** start of Source material **

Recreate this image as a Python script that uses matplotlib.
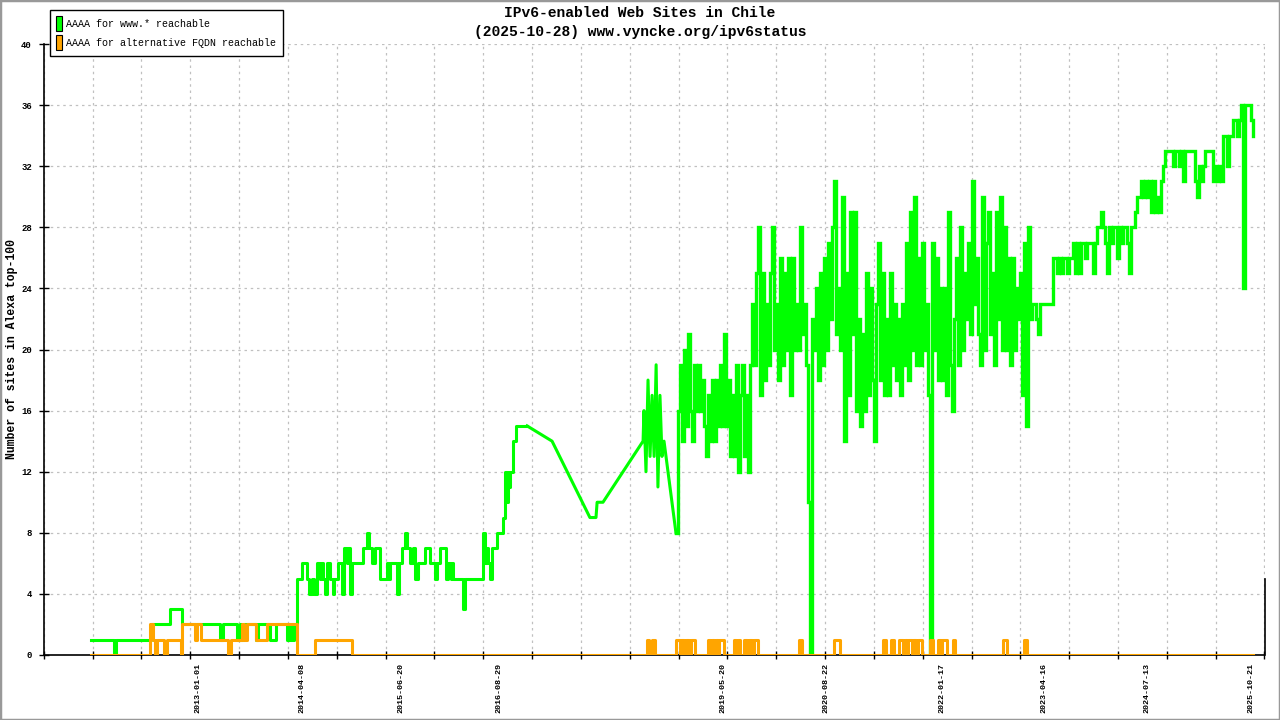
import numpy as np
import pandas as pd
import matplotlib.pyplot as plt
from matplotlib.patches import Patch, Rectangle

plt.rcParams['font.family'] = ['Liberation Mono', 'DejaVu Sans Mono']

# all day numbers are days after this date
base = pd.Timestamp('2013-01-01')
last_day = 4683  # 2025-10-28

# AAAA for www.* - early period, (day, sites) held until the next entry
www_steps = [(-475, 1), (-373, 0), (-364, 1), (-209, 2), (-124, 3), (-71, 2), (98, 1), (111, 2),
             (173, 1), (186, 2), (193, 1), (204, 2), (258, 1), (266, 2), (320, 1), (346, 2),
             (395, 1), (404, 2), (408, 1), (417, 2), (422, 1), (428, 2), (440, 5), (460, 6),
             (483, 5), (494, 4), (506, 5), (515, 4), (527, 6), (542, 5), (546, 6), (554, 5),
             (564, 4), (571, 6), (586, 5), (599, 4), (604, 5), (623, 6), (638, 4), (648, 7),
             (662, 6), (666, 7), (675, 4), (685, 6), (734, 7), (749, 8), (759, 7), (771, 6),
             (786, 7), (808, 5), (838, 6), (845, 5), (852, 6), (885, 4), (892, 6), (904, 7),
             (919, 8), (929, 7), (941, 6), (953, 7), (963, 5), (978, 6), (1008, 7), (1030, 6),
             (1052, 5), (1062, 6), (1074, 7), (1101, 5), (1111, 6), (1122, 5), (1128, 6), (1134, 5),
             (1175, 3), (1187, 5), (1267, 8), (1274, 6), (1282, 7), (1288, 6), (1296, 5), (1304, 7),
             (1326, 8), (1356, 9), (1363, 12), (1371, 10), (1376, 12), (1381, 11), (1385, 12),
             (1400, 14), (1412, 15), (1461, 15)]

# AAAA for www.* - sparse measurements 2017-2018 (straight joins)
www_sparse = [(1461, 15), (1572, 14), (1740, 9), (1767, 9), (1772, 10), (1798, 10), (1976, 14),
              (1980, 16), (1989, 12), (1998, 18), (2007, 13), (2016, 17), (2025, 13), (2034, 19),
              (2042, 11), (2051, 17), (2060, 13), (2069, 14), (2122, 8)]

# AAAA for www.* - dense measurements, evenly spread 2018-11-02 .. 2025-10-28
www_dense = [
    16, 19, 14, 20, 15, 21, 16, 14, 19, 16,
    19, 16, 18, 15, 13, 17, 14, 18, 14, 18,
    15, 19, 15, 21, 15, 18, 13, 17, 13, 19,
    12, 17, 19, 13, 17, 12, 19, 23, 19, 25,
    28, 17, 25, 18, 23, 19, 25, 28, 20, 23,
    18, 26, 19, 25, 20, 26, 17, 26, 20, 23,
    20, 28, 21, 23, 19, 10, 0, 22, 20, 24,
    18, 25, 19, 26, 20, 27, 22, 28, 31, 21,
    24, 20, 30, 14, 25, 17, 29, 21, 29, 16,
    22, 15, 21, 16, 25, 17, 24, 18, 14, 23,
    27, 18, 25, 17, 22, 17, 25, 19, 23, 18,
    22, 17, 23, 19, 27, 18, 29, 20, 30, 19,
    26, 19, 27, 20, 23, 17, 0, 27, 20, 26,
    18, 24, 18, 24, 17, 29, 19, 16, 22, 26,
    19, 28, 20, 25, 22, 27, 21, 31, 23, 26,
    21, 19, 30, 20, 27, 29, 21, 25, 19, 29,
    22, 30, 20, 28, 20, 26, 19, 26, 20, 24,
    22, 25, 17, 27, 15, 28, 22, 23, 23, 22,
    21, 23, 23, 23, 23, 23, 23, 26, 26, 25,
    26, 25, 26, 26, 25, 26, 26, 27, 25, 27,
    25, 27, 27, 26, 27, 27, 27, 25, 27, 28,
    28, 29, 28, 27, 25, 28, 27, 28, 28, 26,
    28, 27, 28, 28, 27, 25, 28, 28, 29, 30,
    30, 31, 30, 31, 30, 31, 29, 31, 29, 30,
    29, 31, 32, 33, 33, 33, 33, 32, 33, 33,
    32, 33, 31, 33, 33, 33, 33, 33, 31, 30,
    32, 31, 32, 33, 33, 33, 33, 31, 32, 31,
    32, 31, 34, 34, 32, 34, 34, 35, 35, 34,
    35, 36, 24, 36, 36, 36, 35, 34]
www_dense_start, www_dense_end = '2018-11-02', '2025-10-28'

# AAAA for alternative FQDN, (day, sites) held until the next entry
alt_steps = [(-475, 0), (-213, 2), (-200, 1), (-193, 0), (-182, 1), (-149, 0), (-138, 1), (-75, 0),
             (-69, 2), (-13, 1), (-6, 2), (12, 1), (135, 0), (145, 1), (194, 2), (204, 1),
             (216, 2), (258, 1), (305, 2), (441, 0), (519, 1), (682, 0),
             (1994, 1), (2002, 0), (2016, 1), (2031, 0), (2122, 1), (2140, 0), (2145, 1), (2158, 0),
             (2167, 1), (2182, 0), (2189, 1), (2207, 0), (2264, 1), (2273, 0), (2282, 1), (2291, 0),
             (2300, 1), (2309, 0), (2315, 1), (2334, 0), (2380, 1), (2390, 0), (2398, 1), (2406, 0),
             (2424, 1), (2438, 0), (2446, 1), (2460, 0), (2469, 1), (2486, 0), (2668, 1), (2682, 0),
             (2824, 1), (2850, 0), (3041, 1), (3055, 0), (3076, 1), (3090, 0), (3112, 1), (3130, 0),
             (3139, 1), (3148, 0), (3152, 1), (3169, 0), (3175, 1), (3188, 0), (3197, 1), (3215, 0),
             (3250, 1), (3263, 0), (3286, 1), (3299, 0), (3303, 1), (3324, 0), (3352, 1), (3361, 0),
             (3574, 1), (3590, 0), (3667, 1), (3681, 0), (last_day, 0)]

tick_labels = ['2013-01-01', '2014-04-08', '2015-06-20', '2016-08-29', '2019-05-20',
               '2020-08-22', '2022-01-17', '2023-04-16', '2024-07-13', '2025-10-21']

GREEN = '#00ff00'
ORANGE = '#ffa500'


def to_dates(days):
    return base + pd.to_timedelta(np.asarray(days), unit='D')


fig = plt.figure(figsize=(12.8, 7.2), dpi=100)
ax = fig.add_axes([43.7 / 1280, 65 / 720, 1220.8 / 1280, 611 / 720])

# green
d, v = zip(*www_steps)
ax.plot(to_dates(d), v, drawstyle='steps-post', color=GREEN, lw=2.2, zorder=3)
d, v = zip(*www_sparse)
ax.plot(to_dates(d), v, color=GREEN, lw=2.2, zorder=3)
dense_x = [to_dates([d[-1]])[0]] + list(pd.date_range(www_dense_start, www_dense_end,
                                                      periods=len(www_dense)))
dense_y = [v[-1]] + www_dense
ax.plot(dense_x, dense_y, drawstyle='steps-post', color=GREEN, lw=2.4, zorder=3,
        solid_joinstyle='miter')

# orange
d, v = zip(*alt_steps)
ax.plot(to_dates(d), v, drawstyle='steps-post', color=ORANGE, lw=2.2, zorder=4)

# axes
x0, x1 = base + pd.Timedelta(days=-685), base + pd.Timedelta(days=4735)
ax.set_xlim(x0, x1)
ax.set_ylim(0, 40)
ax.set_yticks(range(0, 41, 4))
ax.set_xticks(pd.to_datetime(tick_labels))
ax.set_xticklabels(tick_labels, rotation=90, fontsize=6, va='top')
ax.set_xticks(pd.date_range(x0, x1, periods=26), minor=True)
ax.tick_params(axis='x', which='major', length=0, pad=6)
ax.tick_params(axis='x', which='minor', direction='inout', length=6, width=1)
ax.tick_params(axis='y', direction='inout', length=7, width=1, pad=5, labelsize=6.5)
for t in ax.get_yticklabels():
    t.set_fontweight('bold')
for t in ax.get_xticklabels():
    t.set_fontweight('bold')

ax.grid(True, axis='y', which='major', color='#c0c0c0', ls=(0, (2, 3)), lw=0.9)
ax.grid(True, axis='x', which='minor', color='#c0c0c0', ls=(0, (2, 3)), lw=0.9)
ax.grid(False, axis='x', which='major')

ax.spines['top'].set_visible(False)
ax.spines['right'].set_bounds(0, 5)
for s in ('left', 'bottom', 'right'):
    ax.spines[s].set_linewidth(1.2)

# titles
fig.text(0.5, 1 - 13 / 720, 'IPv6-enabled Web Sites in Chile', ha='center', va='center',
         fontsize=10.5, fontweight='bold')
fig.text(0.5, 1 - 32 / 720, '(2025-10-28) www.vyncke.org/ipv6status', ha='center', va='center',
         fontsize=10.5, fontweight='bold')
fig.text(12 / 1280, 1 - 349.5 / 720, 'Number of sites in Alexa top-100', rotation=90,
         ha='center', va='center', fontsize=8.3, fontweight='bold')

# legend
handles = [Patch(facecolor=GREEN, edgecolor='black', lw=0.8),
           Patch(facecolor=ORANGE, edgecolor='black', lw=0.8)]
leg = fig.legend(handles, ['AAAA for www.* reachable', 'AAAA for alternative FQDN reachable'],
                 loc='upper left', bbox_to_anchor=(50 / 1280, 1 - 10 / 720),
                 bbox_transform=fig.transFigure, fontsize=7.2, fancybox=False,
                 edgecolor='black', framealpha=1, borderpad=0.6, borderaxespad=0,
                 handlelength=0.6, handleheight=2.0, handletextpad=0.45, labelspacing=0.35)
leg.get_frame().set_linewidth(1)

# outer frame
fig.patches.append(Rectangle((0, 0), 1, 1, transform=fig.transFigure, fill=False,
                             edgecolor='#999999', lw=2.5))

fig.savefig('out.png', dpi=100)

** end of Source material **

** Aim of the task **
Skip the pictures and restate exactly the lines from the beginning of the listing to the line with "last_day = 4683", that line included.

** Response to this task **
Recreate this image as a Python script that uses matplotlib.
import numpy as np
import pandas as pd
import matplotlib.pyplot as plt
from matplotlib.patches import Patch, Rectangle

plt.rcParams['font.family'] = ['Liberation Mono', 'DejaVu Sans Mono']

# all day numbers are days after this date
base = pd.Timestamp('2013-01-01')
last_day = 4683  # 2025-10-28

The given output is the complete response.